- BF-origin rebar prices drop INR 1,500/t m-o-m
- Mills roll over HRC prices for June
- Seasonal slowdown grips steel market
Morning Brief: Indian steel prices continued their downward trajectory in June 2025 after a lacklustre May amid global and domestic headwinds affecting the sector. BigMint’s India steel composite index – a barometer of the domestic steel market – fell by 0.5% w-o-w on 6 June, with long steel prices dropping more steeply than flats. While the flats composite index dropped 0.2% w-o-w, the longs index recorded a 0.8% decline.
In May, the flagship index had slipped by 2.7%, which indicates that the 12% provisional safeguard duty on imports of flat steel, which had come into force in mid-April, failed to have a sustained positive impact on the market amid global uncertainty and deterioration in steel prices.

Below are snapshots of steel price movements recorded last week.
Longs
Top mills cut rebar list prices: Indian Tier-1 mills reduced rebar list prices by up to INR 1,500/t ($17/t) for early-June deliveries as against prices prevailing in end-May. Post-revision, list prices were at INR 54,500-55,500/t ($635-646/t) on landed basis. Mills had offered discounts/rebates to augment sales in May.
Rebar inventories at Tier-1 mills increased by approximately 10% m-o-m in early-June, sources informed, due to sluggish sales in May, as declining prices and soft demand posed challenges for mills in securing new orders.

IF-rebar market weakens: IF-based rebar manufacturers responded to muted inquiries and slow trade activity by either rolling over list prices or offering discounts. As demand softened, especially in the monsoon-affected regions, inventory holding period increased to above 12 days by May-end. The market remained under pressure due to seasonal slowdown and cautious buying.
Rebar prices dropped by INR 1,600/t ($19/t) m-o-m to a monthly average of INR 47,800/t ($557/t) exw-Mumbai in May.
Flats
BF-based producers roll over HRC, CRC prices: Indian primary steel manufacturers, both the existing top mills and new entrants, have rolled over their list prices of hot-rolled coils (HRCs) and cold-rolled coils (CRCs) for June.
As of 6 June, BigMint’s benchmark assessment (bi-weekly) for HRCs (IS2062, Gr E250, 2.5-8 mm/CTL) decreased by INR 100/t ($2/t) w-o-w to INR 51,300/t ($620/t). CRC (IS513, Gr O, 0.9 mm/CTL) prices fell by INR 100/t ($1/t) w-o-w to INR 58,200/t ($703/t). These prices are ex-Mumbai for the distributor-to-dealer segment and exclude 18% GST.
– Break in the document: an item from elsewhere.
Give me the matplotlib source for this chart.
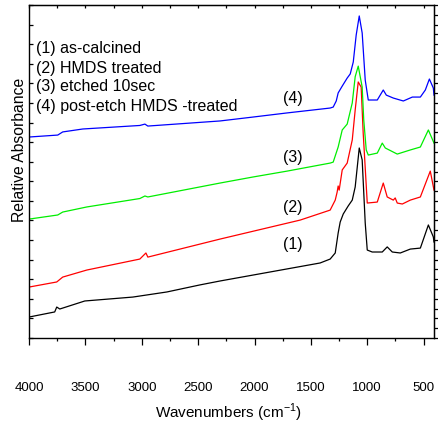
import matplotlib
matplotlib.use("Agg")
import matplotlib.pyplot as plt
from matplotlib.ticker import MultipleLocator, NullFormatter

plt.rcParams['font.family'] = ['Liberation Sans', 'DejaVu Sans']
plt.rcParams['mathtext.fontset'] = 'custom'
plt.rcParams['mathtext.rm'] = 'Liberation Sans'

# ---- data (wavenumber cm-1, relative absorbance, offset stacked) ----
wn_4 = [4000, 3745, 3701, 3523, 3017, 2972, 2946, 2306, 2013, 1711, 1329, 1302, 1275,
        1258, 1222, 1178, 1151, 1124, 1098, 1071, 1045, 1018, 991, 911, 858, 831, 769,
        680, 600, 529, 485, 449, 414, 408]
ab_4 = [1.026, 1.036, 1.052, 1.067, 1.085, 1.092, 1.082, 1.108, 1.128, 1.149, 1.174,
        1.179, 1.210, 1.251, 1.286, 1.327, 1.348, 1.409, 1.547, 1.644, 1.557, 1.317,
        1.215, 1.215, 1.266, 1.240, 1.225, 1.210, 1.230, 1.230, 1.266, 1.322, 1.276, 1.240]

wn_3 = [4000, 3745, 3701, 3487, 3017, 2972, 2946, 2306, 2013, 1711, 1329, 1302, 1258,
        1222, 1178, 1133, 1107, 1080, 1045, 1031, 1009, 991, 911, 867, 840, 734, 618,
        529, 458, 408]
ab_3 = [0.607, 0.628, 0.643, 0.669, 0.712, 0.725, 0.720, 0.791, 0.822, 0.852, 0.893,
        0.898, 0.975, 1.062, 1.092, 1.200, 1.334, 1.388, 1.281, 1.113, 0.960, 0.934,
        0.944, 0.995, 0.970, 0.939, 0.960, 0.975, 1.062, 0.995]

wn_2 = [4000, 3754, 3701, 3487, 3017, 2963, 2946, 2306, 1595, 1329, 1284, 1267, 1258,
        1249, 1222, 1178, 1133, 1107, 1080, 1054, 1036, 1000, 911, 858, 823, 769, 752,
        734, 689, 618, 529, 441, 408]
ab_2 = [0.260, 0.286, 0.311, 0.347, 0.403, 0.434, 0.413, 0.505, 0.602, 0.653, 0.704,
        0.745, 0.776, 0.755, 0.858, 0.893, 1.011, 1.164, 1.307, 1.281, 1.046, 0.689,
        0.694, 0.791, 0.720, 0.704, 0.715, 0.689, 0.684, 0.704, 0.720, 0.852, 0.755]

wn_1 = [4000, 3772, 3754, 3727, 3505, 3079, 2777, 2484, 2306, 1418, 1329, 1284, 1258,
        1240, 1213, 1169, 1133, 1107, 1071, 1045, 1018, 1000, 956, 867, 823, 778, 707,
        618, 529, 458, 414, 408]
ab_1 = [0.107, 0.133, 0.158, 0.148, 0.189, 0.209, 0.235, 0.271, 0.291, 0.383, 0.403,
        0.434, 0.536, 0.592, 0.633, 0.674, 0.704, 0.771, 0.970, 0.909, 0.587, 0.449,
        0.439, 0.439, 0.465, 0.439, 0.434, 0.454, 0.459, 0.577, 0.516, 0.490]

legend_lines = ["(1) as-calcined", "(2) HMDS treated", "(3) etched 10sec",
                "(4) post-etch HMDS -treated"]
curve_labels = ["(1)", "(2)", "(3)", "(4)"]
label_wn = [1658, 1658, 1658, 1658]
label_ab = [0.475, 0.664, 0.924, 1.225]

x_ticks = [4000, 3500, 3000, 2500, 2000, 1500, 1000, 500]

fig = plt.figure(figsize=(4.39, 4.25), dpi=100)
L, R, B, T = 29, 434, 338, 5
W, H = 439, 425
ax = fig.add_axes([L / W, (H - B) / H, (R - L) / W, (B - T) / H])

lw = 0.9
ax.plot(wn_1, ab_1, color='black', lw=lw)
ax.plot(wn_2, ab_2, color='#ff0000', lw=lw)
ax.plot(wn_3, ab_3, color='#00ee00', lw=lw)
ax.plot(wn_4, ab_4, color='#0000ff', lw=lw)

ax.set_xlim(4000, 408)
ax.set_ylim(0, 1.7)

ax.set_xticks(x_ticks)
ax.set_xticklabels([str(t) for t in x_ticks])
ax.xaxis.set_minor_locator(MultipleLocator(250))
ax.tick_params(axis='x', which='major', direction='out', length=4.8, width=0.9,
               pad=27, labelsize=9.5, top=False)
ax.tick_params(axis='x', which='minor', direction='out', length=2.4, width=0.9, top=False)

ax.yaxis.set_major_locator(MultipleLocator(0.1))
ax.yaxis.set_major_formatter(NullFormatter())
ax.tick_params(axis='y', which='major', direction='in', length=3, width=0.9, right=False)

for s in ax.spines.values():
    s.set_linewidth(1.0)

top = ax.secondary_xaxis('top')
top.set_xticks(x_ticks)
top.xaxis.set_minor_locator(MultipleLocator(250))
top.tick_params(which='both', direction='in', length=2.5, width=0.9, labeltop=False)

right = ax.secondary_yaxis('right')
right.yaxis.set_major_locator(MultipleLocator(0.05))
right.tick_params(which='both', direction='out', length=3, width=0.9, labelright=False)

ax.set_xlabel("Wavenumbers (cm$^{-1}$)", fontsize=11)
ax.xaxis.set_label_coords((228 - L) / (R - L), (B - 413) / (B - T))
ax.xaxis.label.set_va('center')
ax.set_ylabel("Relative Absorbance", fontsize=11.3)
ax.yaxis.set_label_coords((20 - L) / (R - L), (B - 150) / (B - T))
ax.yaxis.label.set_va('center')

ys = [49, 68, 87, 107]
for txt, py in zip(legend_lines, ys):
    ax.text((36 - L) / (R - L), (B - py) / (B - T), txt, transform=ax.transAxes,
            fontsize=11.5, ha='left', va='center')

for txt, x, y in zip(curve_labels, label_wn, label_ab):
    ax.text(x, y, txt, fontsize=11.5, ha='center', va='center')

fig.savefig("out.png", dpi=100)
In the trade segment, the average monthly price of HRCs decreased by INR 600/t ($7/t) m-o-m to INR 51,400/t ($599/t) in May. CRCs saw a decline of INR 500/t ($6/t) to INR 58,400/t ($681/t).
The recent decline in steel prices can be traced to softening demand and the early arrival of monsoon which prompted market participants to reduce inventory levels by selling existing stocks. This proactive destocking was driven by expectations of decreased demand during the monsoon months. Labour shortages, driven by adverse weather conditions and agricultural work, also slowed down construction activity.
HRC export prices subdued: Indian mills are not actively offering to the Middle East due to competitive Chinese offers and higher domestic realisations. Meanwhile, Indian HRC export offers to Europe remained rangebound m-o-m. Subdued export market trends further pressured domestic flat steel prices even though imports of HRC and plates dropped in May.
Outlook
Indian steel prices are set to witness further decline in June, with sales volumes expected to be pressured by a continued slowdown in construction activity, liquidity shortfalls and slow payment recovery, as well as buyer resistance to prevailing prices. Parallelly, NMDC has trimmed iron ore offers by INR 150-160/t ($2/t). The downtrend is likely to extend to other commodities.
It is evident that the safeguard duty has been less effective than expected due to the global threat of import diversion to India as US tariffs spiral and trade uncertainties deepen. Market grapevine has it that the government is considering doubling the duty in order to prevent the influx of low-priced steel imports.
Nevertheless, gloomy domestic sentiment and deteriorating global steel prices point to a sustained seasonal downtrend ahead.
India Steel Composite Index
The India Steel Composite Index is assessed on a weekly basis, every Friday at 18:30 IST, as per the weighted average prices based on manufacturing capacity and production.
BigMint considers the Composite Index with the base year being 3 January 2020 (financial year 2019-2020) and the base value as 100. The Composite Index does not give the absolute price but a trend of the market. The Indian steel industry is broadly classified into the BF-BOF and the electric/induction furnace routes. Keeping this broad classification in view, BigMint proposes to release the Composite Index by considering both production routes by manufacturing capacity and the production weighted method to compute the index for India.